Reversible switching of anomalous valley Hall effect in ferrovalley Janus $1T-\mathrm{CrO}X (X=\mathrm{F},\mathrm{Cl},\mathrm{Br},\mathrm{I})$ and the multiferroic heterostructure $\mathrm{CrO}X/{\mathrm{In}}_2{\mathrm{Se}}_3$

The central issue for practical applications of the anomalous valley Hall effect (AVHE) is the tunable and nonvolatile nature of the valley splitting. We predict a type of ferrovalley material, Janus $1T-\mathrm{CrO}X (X=\mathrm{F},\mathrm{Cl},\mathrm{Br},\mathrm{I})$, in which the switching effect of the AVHE can be achieved by adjusting the biaxial strain or building a multiferroic heterostructure $\mathrm{CrO}X/{\mathrm{In}}_2{\mathrm{Se}}_3$. Stable out of plane magnetization in $\mathrm{CrO}X$ induces the valley splitting which can reach to 112 meV in the CrOBr monolayer. Interestingly, we find that the valley splitting of CrOCl is robust against the biaxial strain both in the conduction band and the valence band.
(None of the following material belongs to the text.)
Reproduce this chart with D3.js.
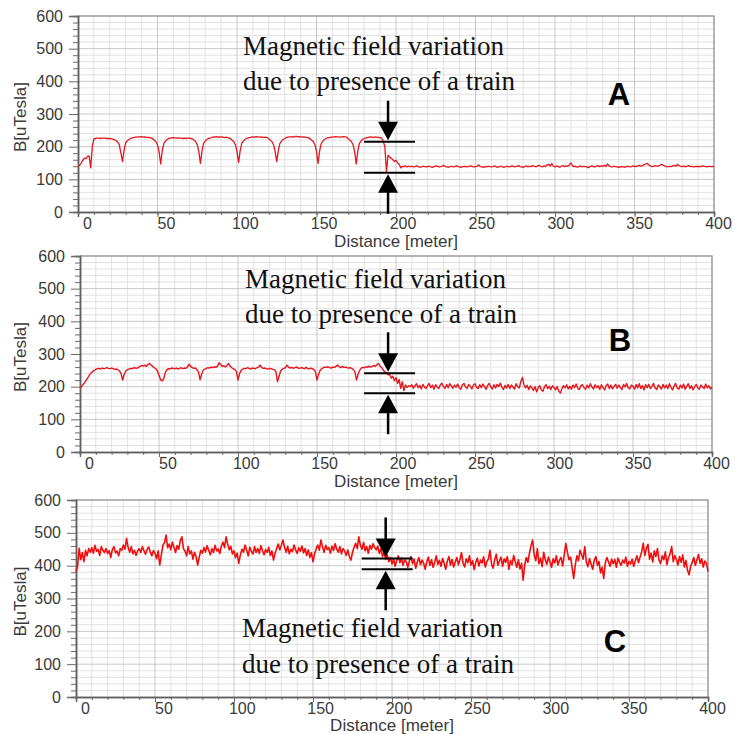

In contrast, the valley splitting of the CrOBr at the conduction band can be linearly modulated, while it has a switching response at the valence band due to the strong orbital hybridization induced by compressive strain, so a reversible switch of the AVHE can be achieved. Furthermore, the electric reversible valley splitting switch is also obtained in multiferroic van der Waals heterostructure $\mathrm{CrOCl}/{\mathrm{In}}_2{\mathrm{Se}}_3$, and the reversible switch of the AVHE can also be manipulated by controlling the polarization states of the ferroelectric layer. The AVHE in $\mathrm{CrO}X$ can be readily switched on or off by either applying biaxial strain or reversing the ferroelectric polarization of the substrate ${\mathrm{In}}_2{\mathrm{Se}}_3$, which may be a promising application in the field of valleytronics.

Figure 1

(a) The crystal structures of $1T-\mathrm{CrO}X$ ($X=\mathrm{F}$, Cl, Br, I) from top and side views and the schematic diagram of the first Brillouin zone. (b) The electron localization function of CrOCl and CrOBr. (c) The differential charge densities of CrOCl and CrOBr.

Figure 2

(a), (b) are the band structures and the orbital-projected band structures under PBE for CrOCl with spin-orbit coupling, while (c), (d) are the cases for CrOBr.

Figure 3

(a), (b) are the VS1 and VS2 curves of CrOCl and CrOBr with different magnetocrystalline angles. (c), (d) are the MAE curves of CrOCl and CrOBr with different magnetocrystalline angles. The $E_0$ is set to zero when $\theta ={90}^{\circ }$.

Figure 4

(a), (b) are the Berry curvatures of CrOCl and CrOBr. (c), (d) are the band structures of CrOCl and CrOBr for PBE and Wannier function fitting, respectively.

Figure 5

(a), (b) are the valley splitting curves of CrOCl and CrOBr with different biaxial strain. (c) The MAE curves of CrOCl and CrOBr with different biaxial strain.

Figure 6

(a) The structures of 2D vdW multiferroic heterostructure CrOCl/${\mathrm{In}}_2{\mathrm{Se}}_3$ from side views for different configurations. $P\uparrow$ and $P\downarrow$ are the polarized states of FE material ${\mathrm{In}}_2{\mathrm{Se}}_3$. (b) The spin-projected band structures of the four stacking configurations.

Figure 7

(a)–(d) The electrostatic potentials and differential charge densities of the four stacking configurations.

Figure 8

The schematic of reversible switch of the AVHE under the action of an in-plane electric field.